Picking Fights: Harper’s Cynical New Sex Work Law

The Supreme Court gave the Harper government a task, late last year: make some goddamn sense out of Canada’s laws regarding sex work. The Canadian status quo—inherited by the Conservatives from a long line of governments—nominally leaves sex work legal while doing everything in its power to put women in real, substantial, and unnecessary harm. The court, in its wisdom, said this violates the Charter right all Canadians have to security of the person. The government can’t create rules that make your work unnecessarily more dangerous than it need be, whether you’re a coal miner or a sex worker.

Simple enough principle, right?

Well, no. The Harper government, apparently gripped by the desire to continue prohibiting something that no previous government anywhere in time or space has had success prohibiting, introduced its new bill to Parliament this week, and C-36 is—charitably—a shabby disaster. Inspired by the so-called “Nordic model,” the bill introduced by Peter MacKay prohibits the purchase of sex, if not its sale. The bill also, for good measure, criminalizes other aspects of sex work like advertising.

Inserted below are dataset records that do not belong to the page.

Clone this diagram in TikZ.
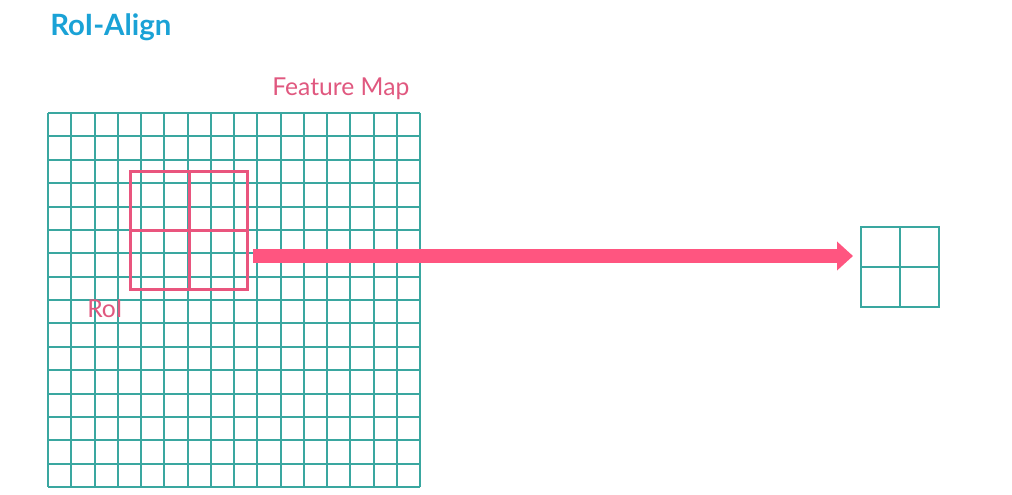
\documentclass[tikz,border=0pt]{standalone}
\usepackage{fontspec}
\setmainfont{Lato}
\usetikzlibrary{arrows.meta}
\definecolor{gridc}{HTML}{3AA7A0}
\definecolor{roic}{HTML}{E9557E}
\definecolor{arrowc}{HTML}{FF5580}
\definecolor{titlec}{HTML}{1AA2D6}
\definecolor{labelc}{HTML}{E0587F}
\tikzset{
  gridline/.style={draw=gridc, line width=1.5pt},
  roiline/.style={draw=roic, line width=2.3pt},
  bigarrow/.style={draw=arrowc, line width=10.5pt, -{Triangle[length=12pt,width=21pt]}},
  lbl/.style={anchor=base west, inner sep=0pt, text=labelc, font=\fontsize{18.5pt}{22pt}\selectfont},
}
\begin{document}
\begin{tikzpicture}[x=0.75pt,y=-0.75pt]
\useasboundingbox (0,0) rectangle (1012,495);
% title
\node[anchor=base west, inner sep=0pt, text=titlec, font=\fontsize{22pt}{26pt}\selectfont\bfseries] (title) at (50,36) {RoI-Align};
% feature map
\node[draw=none, minimum width=279pt, minimum height=280.5pt, inner sep=0pt, anchor=north west] (fmap) at (48,113) {};
\foreach \i in {0,...,16} {
  \pgfmathsetmacro{\gx}{round(48+\i*23.25)}
  \pgfmathsetmacro{\gy}{round(113+\i*23.375)}
  \draw[gridline] (\gx,113) -- (\gx,487);
  \draw[gridline] (48,\gy) -- (420,\gy);
}
\node[lbl] (fmlabel) at (272,96) {Feature Map};
% RoI
\node[roiline, minimum width=87.75pt, minimum height=88.5pt, inner sep=0pt, anchor=north west] (roi) at (129,170) {};
\draw[roiline] (roi.north) -- (roi.south);
\draw[roiline] (roi.west) -- (roi.east);
\node[lbl] (roilabel) at (87,317) {RoI};
% output
\node[gridline, minimum width=58.5pt, minimum height=60pt, inner sep=0pt, anchor=north west] (out) at (860,226) {};
\draw[gridline] (out.north) -- (out.south);
\draw[gridline] (out.west) -- (out.east);
% arrow
\coordinate (a1) at (253,256);
\coordinate (a2) at (853,256);
\draw[bigarrow] (a1) -- (a2);
\end{tikzpicture}
\end{document}
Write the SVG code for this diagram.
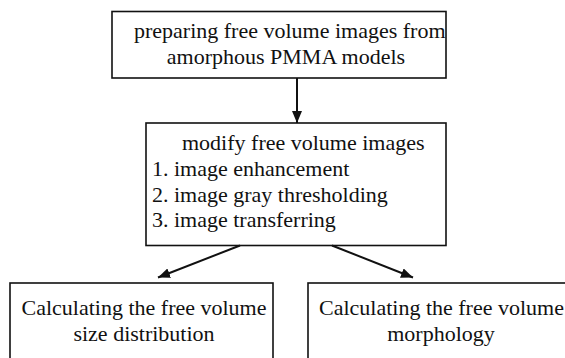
<svg xmlns="http://www.w3.org/2000/svg" width="565" height="358" viewBox="0 0 565 358">
<style>
.box{fill:#fff;stroke:#111;stroke-width:1.6}
.t{font-family:"Liberation Serif","Times New Roman",serif;font-size:22px;fill:#111}
.m{text-anchor:middle}
.c{stroke:#111;stroke-width:2;fill:none}
</style>
<defs>
<marker id="ah" viewBox="0 0 12 10" refX="12" refY="5" markerWidth="12" markerHeight="10" markerUnits="userSpaceOnUse" orient="auto">
<path d="M0,0 L12,5 L0,10 Z" fill="#111"/>
</marker>
</defs>
<rect width="565" height="358" fill="#fff"/>
<g id="n1">
<rect class="box" x="112" y="11.5" width="334" height="66.5"/>
<text class="t" x="134" y="38">preparing free volume images from</text>
<text class="t m" x="286" y="64">amorphous PMMA models</text>
</g>
<g id="n2">
<rect class="box" x="146" y="123" width="300" height="122.5"/>
<text class="t" x="182" y="150">modify free volume images</text>
<text class="t" x="152" y="176">1. image enhancement</text>
<text class="t" x="152" y="202">2. image gray thresholding</text>
<text class="t" x="152" y="227">3. image transferring</text>
</g>
<g id="n3">
<rect class="box" x="10" y="283" width="263" height="90"/>
<text class="t m" x="144" y="315">Calculating the free volume</text>
<text class="t m" x="144" y="341">size distribution</text>
</g>
<g id="n4">
<rect class="box" x="308" y="283" width="280" height="90"/>
<text class="t" x="319" y="315">Calculating the free volume</text>
<text class="t m" x="441" y="341">morphology</text>
</g>
<g id="connectors">
<line class="c" x1="297" y1="78" x2="297" y2="123" marker-end="url(#ah)"/>
<line class="c" x1="240" y1="245.5" x2="158" y2="277.5" marker-end="url(#ah)"/>
<line class="c" x1="332" y1="245.5" x2="413" y2="277.5" marker-end="url(#ah)"/>
</g>
</svg>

It’s important to emphasize that neither sex workers nor their advocates for the most part think the Nordic model is a particularly good idea, since it offers few of the benefits of actual legalization, and most of the deficits of continued prohibition: bluntly, if men can’t buy sex without fear of prosecution they’re going to find the sex workers who operate in dark, secret places, or those who will come directly to them—precisely those who are at most risk of violent harm.

This country already has a problem with murdered and missing women, aggravated for women who do sex work. It’s hard to believe this law will actually improve matters.

You may not think sex workers have a monopoly on good sex-work policy, but recall that it’s their rights the Supreme Court was protecting last year, so their views are certain to carry weight in the eventual court challenges.

Meanwhile, New Zealand is to sex work policy what Portugal is to drug laws: we must, at all costs, pretend it doesn’t exist. New Zealand went from having laws about as contradictory as Canada’s to some of the world’s most liberal, and the sky didn’t fall. Notably, even for people whose overriding concern is how to get women out of sex work, the Nordic model fails on its own merits. As New Zealand’s MPs learned, imposing legal barriers to sex work makes it harder for women to get out of the business.

Of course, what MacKay presented this week may be many things, but it’s not just the Nordic model. As presented in the Commons, it also contains a number of elements that are nearly certain to be struck down by the Courts before it can take effect. The bill contains the same prohibition on communicating for the purposes of buying or selling sex the court already struck down last year.

Which strongly suggests that in the latest move by the Harper government, Canada’s sex workers and their safety are utterly incidental to their concerns. This is about picking another (losing) fight with the courts in advance of next year’s election. After almost 10 years in power, rocked by serial scandals and with undoubtedly more to come (every government does) the Conservatives are sharpening their swords against the Liberals to whom they’ve been running in second almost without interruption for a while now.

Nothing would make the Conservatives happier than to have Justin Trudeau come out strongly against this law, even if there’s little evidence he’s inclined to. He’s already come out for the eventual legalization of pot, and coming out against this law would just mean the Conservatives could start running the attack ads they’re already dreaming up, about how Liberals want your little daughter turning tricks for her next hit of the good stuff.

At this point you probably shouldn’t need proof that the Harper Conservatives only ever govern with both eyes on the next election. But if you need evidence in this case, look only to their refusal so far to refer this bill directly to the Supreme Court and skip years of legal challenges. This is a power only the government has, and one this government has used repeatedly in its time. But this government doesn’t want the law, they want the re-election issue.

If the opposition comes out against C-36, Harper will run hard against them. If they stay silent, Harper will run hard against the courts anyway. And Canada’s sex workers will spend every night and day in more danger than they need to be.